*WRITTEN EXERCISE*
Strip the pictures and reproduce the rest of the listing exactly.

———

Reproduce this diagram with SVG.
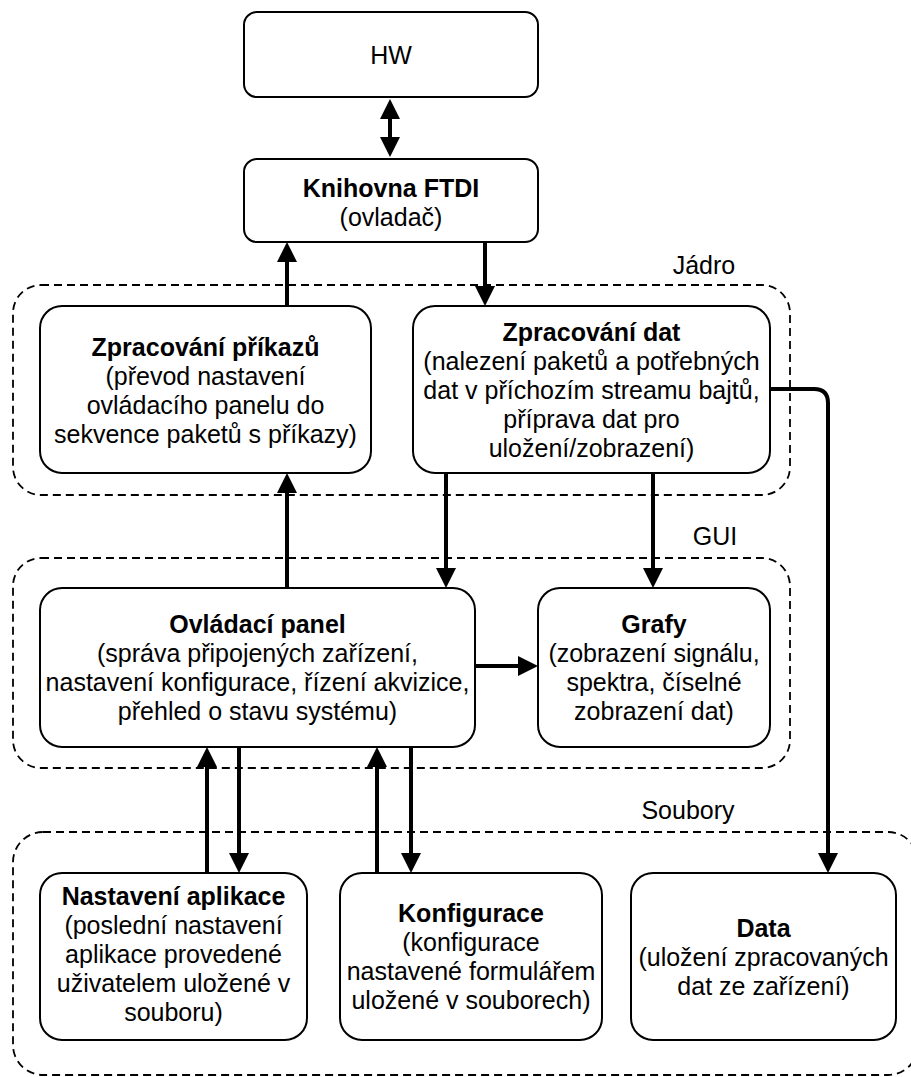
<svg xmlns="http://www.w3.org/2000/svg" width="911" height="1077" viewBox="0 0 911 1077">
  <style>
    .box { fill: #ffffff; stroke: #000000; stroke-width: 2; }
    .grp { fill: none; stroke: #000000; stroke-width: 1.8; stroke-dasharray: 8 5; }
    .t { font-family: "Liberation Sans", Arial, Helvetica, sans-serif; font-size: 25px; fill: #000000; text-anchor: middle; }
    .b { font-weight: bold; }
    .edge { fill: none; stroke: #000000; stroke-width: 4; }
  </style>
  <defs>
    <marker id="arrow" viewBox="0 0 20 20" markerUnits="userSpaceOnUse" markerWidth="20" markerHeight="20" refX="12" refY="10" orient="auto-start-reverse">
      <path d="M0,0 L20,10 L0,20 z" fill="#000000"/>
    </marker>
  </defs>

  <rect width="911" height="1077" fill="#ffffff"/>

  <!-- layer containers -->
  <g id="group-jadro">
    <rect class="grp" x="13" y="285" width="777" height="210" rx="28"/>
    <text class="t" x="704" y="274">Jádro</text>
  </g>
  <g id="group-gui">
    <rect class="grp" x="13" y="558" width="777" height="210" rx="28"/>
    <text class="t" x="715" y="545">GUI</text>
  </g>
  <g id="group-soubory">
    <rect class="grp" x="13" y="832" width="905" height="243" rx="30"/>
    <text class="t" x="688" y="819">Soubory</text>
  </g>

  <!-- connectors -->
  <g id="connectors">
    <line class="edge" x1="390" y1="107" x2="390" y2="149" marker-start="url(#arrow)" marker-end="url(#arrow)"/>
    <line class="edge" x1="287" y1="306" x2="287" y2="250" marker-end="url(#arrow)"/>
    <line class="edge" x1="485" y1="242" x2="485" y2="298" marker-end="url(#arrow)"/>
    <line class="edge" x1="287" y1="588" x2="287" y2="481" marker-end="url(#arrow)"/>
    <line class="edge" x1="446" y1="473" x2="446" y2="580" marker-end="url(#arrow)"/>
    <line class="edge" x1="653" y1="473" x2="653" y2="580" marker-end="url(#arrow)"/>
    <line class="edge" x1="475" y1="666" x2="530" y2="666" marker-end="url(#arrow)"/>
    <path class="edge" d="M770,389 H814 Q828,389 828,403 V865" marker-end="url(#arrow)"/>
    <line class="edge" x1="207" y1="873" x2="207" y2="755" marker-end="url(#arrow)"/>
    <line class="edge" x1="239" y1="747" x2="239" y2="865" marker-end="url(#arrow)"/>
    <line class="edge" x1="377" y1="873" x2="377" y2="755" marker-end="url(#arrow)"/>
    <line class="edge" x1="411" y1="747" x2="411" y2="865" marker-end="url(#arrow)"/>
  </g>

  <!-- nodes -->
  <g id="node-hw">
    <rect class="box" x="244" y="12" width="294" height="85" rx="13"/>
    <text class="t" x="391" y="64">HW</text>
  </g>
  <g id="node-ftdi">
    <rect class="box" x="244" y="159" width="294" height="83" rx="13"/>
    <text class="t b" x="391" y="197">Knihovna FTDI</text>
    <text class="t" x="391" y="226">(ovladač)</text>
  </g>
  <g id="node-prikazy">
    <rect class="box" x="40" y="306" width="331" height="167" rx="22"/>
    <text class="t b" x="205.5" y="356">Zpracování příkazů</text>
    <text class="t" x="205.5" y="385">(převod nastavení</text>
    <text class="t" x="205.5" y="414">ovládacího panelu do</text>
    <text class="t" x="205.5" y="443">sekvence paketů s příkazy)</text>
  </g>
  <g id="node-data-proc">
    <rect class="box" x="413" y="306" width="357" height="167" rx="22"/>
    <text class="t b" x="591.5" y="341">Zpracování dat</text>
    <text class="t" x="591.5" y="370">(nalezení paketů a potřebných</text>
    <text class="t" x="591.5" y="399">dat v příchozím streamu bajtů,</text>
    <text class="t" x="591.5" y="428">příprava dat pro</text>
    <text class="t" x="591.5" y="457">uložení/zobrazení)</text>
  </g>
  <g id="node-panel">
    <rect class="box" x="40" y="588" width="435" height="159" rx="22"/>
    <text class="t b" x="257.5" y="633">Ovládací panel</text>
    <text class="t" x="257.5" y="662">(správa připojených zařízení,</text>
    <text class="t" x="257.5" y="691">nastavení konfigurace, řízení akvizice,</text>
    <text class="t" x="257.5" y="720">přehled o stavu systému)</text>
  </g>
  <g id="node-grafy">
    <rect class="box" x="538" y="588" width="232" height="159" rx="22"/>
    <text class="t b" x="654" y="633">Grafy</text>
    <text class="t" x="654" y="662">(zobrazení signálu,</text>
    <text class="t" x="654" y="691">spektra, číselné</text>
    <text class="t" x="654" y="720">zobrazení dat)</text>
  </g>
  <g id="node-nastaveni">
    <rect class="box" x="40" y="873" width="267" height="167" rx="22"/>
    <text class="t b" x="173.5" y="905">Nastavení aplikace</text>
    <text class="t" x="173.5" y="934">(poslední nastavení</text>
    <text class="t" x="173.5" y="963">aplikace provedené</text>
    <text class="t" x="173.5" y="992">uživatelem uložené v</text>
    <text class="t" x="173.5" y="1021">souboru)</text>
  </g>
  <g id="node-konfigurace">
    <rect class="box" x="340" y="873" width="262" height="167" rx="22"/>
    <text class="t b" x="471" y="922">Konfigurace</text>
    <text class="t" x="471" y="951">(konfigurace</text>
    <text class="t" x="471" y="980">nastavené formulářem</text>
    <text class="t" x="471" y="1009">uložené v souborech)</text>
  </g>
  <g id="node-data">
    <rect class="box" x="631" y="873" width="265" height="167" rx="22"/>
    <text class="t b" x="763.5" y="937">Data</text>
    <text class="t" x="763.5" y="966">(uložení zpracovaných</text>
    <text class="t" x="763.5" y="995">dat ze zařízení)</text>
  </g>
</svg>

———

*ANSWER TO THE EXERCISE*
Reproduce this diagram with SVG.
<svg xmlns="http://www.w3.org/2000/svg" width="911" height="1077" viewBox="0 0 911 1077">
  <style>
    .box { fill: #ffffff; stroke: #000000; stroke-width: 2; }
    .grp { fill: none; stroke: #000000; stroke-width: 1.8; stroke-dasharray: 8 5; }
    .t { font-family: "Liberation Sans", Arial, Helvetica, sans-serif; font-size: 25px; fill: #000000; text-anchor: middle; }
    .b { font-weight: bold; }
    .edge { fill: none; stroke: #000000; stroke-width: 4; }
  </style>
  <defs>
    <marker id="arrow" viewBox="0 0 20 20" markerUnits="userSpaceOnUse" markerWidth="20" markerHeight="20" refX="12" refY="10" orient="auto-start-reverse">
      <path d="M0,0 L20,10 L0,20 z" fill="#000000"/>
    </marker>
  </defs>

  <rect width="911" height="1077" fill="#ffffff"/>

  <!-- layer containers -->
  <g id="group-jadro">
    <rect class="grp" x="13" y="285" width="777" height="210" rx="28"/>
    <text class="t" x="704" y="274">Jádro</text>
  </g>
  <g id="group-gui">
    <rect class="grp" x="13" y="558" width="777" height="210" rx="28"/>
    <text class="t" x="715" y="545">GUI</text>
  </g>
  <g id="group-soubory">
    <rect class="grp" x="13" y="832" width="905" height="243" rx="30"/>
    <text class="t" x="688" y="819">Soubory</text>
  </g>

  <!-- connectors -->
  <g id="connectors">
    <line class="edge" x1="390" y1="107" x2="390" y2="149" marker-start="url(#arrow)" marker-end="url(#arrow)"/>
    <line class="edge" x1="287" y1="306" x2="287" y2="250" marker-end="url(#arrow)"/>
    <line class="edge" x1="485" y1="242" x2="485" y2="298" marker-end="url(#arrow)"/>
    <line class="edge" x1="287" y1="588" x2="287" y2="481" marker-end="url(#arrow)"/>
    <line class="edge" x1="446" y1="473" x2="446" y2="580" marker-end="url(#arrow)"/>
    <line class="edge" x1="653" y1="473" x2="653" y2="580" marker-end="url(#arrow)"/>
    <line class="edge" x1="475" y1="666" x2="530" y2="666" marker-end="url(#arrow)"/>
    <path class="edge" d="M770,389 H814 Q828,389 828,403 V865" marker-end="url(#arrow)"/>
    <line class="edge" x1="207" y1="873" x2="207" y2="755" marker-end="url(#arrow)"/>
    <line class="edge" x1="239" y1="747" x2="239" y2="865" marker-end="url(#arrow)"/>
    <line class="edge" x1="377" y1="873" x2="377" y2="755" marker-end="url(#arrow)"/>
    <line class="edge" x1="411" y1="747" x2="411" y2="865" marker-end="url(#arrow)"/>
  </g>

  <!-- nodes -->
  <g id="node-hw">
    <rect class="box" x="244" y="12" width="294" height="85" rx="13"/>
    <text class="t" x="391" y="64">HW</text>
  </g>
  <g id="node-ftdi">
    <rect class="box" x="244" y="159" width="294" height="83" rx="13"/>
    <text class="t b" x="391" y="197">Knihovna FTDI</text>
    <text class="t" x="391" y="226">(ovladač)</text>
  </g>
  <g id="node-prikazy">
    <rect class="box" x="40" y="306" width="331" height="167" rx="22"/>
    <text class="t b" x="205.5" y="356">Zpracování příkazů</text>
    <text class="t" x="205.5" y="385">(převod nastavení</text>
    <text class="t" x="205.5" y="414">ovládacího panelu do</text>
    <text class="t" x="205.5" y="443">sekvence paketů s příkazy)</text>
  </g>
  <g id="node-data-proc">
    <rect class="box" x="413" y="306" width="357" height="167" rx="22"/>
    <text class="t b" x="591.5" y="341">Zpracování dat</text>
    <text class="t" x="591.5" y="370">(nalezení paketů a potřebných</text>
    <text class="t" x="591.5" y="399">dat v příchozím streamu bajtů,</text>
    <text class="t" x="591.5" y="428">příprava dat pro</text>
    <text class="t" x="591.5" y="457">uložení/zobrazení)</text>
  </g>
  <g id="node-panel">
    <rect class="box" x="40" y="588" width="435" height="159" rx="22"/>
    <text class="t b" x="257.5" y="633">Ovládací panel</text>
    <text class="t" x="257.5" y="662">(správa připojených zařízení,</text>
    <text class="t" x="257.5" y="691">nastavení konfigurace, řízení akvizice,</text>
    <text class="t" x="257.5" y="720">přehled o stavu systému)</text>
  </g>
  <g id="node-grafy">
    <rect class="box" x="538" y="588" width="232" height="159" rx="22"/>
    <text class="t b" x="654" y="633">Grafy</text>
    <text class="t" x="654" y="662">(zobrazení signálu,</text>
    <text class="t" x="654" y="691">spektra, číselné</text>
    <text class="t" x="654" y="720">zobrazení dat)</text>
  </g>
  <g id="node-nastaveni">
    <rect class="box" x="40" y="873" width="267" height="167" rx="22"/>
    <text class="t b" x="173.5" y="905">Nastavení aplikace</text>
    <text class="t" x="173.5" y="934">(poslední nastavení</text>
    <text class="t" x="173.5" y="963">aplikace provedené</text>
    <text class="t" x="173.5" y="992">uživatelem uložené v</text>
    <text class="t" x="173.5" y="1021">souboru)</text>
  </g>
  <g id="node-konfigurace">
    <rect class="box" x="340" y="873" width="262" height="167" rx="22"/>
    <text class="t b" x="471" y="922">Konfigurace</text>
    <text class="t" x="471" y="951">(konfigurace</text>
    <text class="t" x="471" y="980">nastavené formulářem</text>
    <text class="t" x="471" y="1009">uložené v souborech)</text>
  </g>
  <g id="node-data">
    <rect class="box" x="631" y="873" width="265" height="167" rx="22"/>
    <text class="t b" x="763.5" y="937">Data</text>
    <text class="t" x="763.5" y="966">(uložení zpracovaných</text>
    <text class="t" x="763.5" y="995">dat ze zařízení)</text>
  </g>
</svg>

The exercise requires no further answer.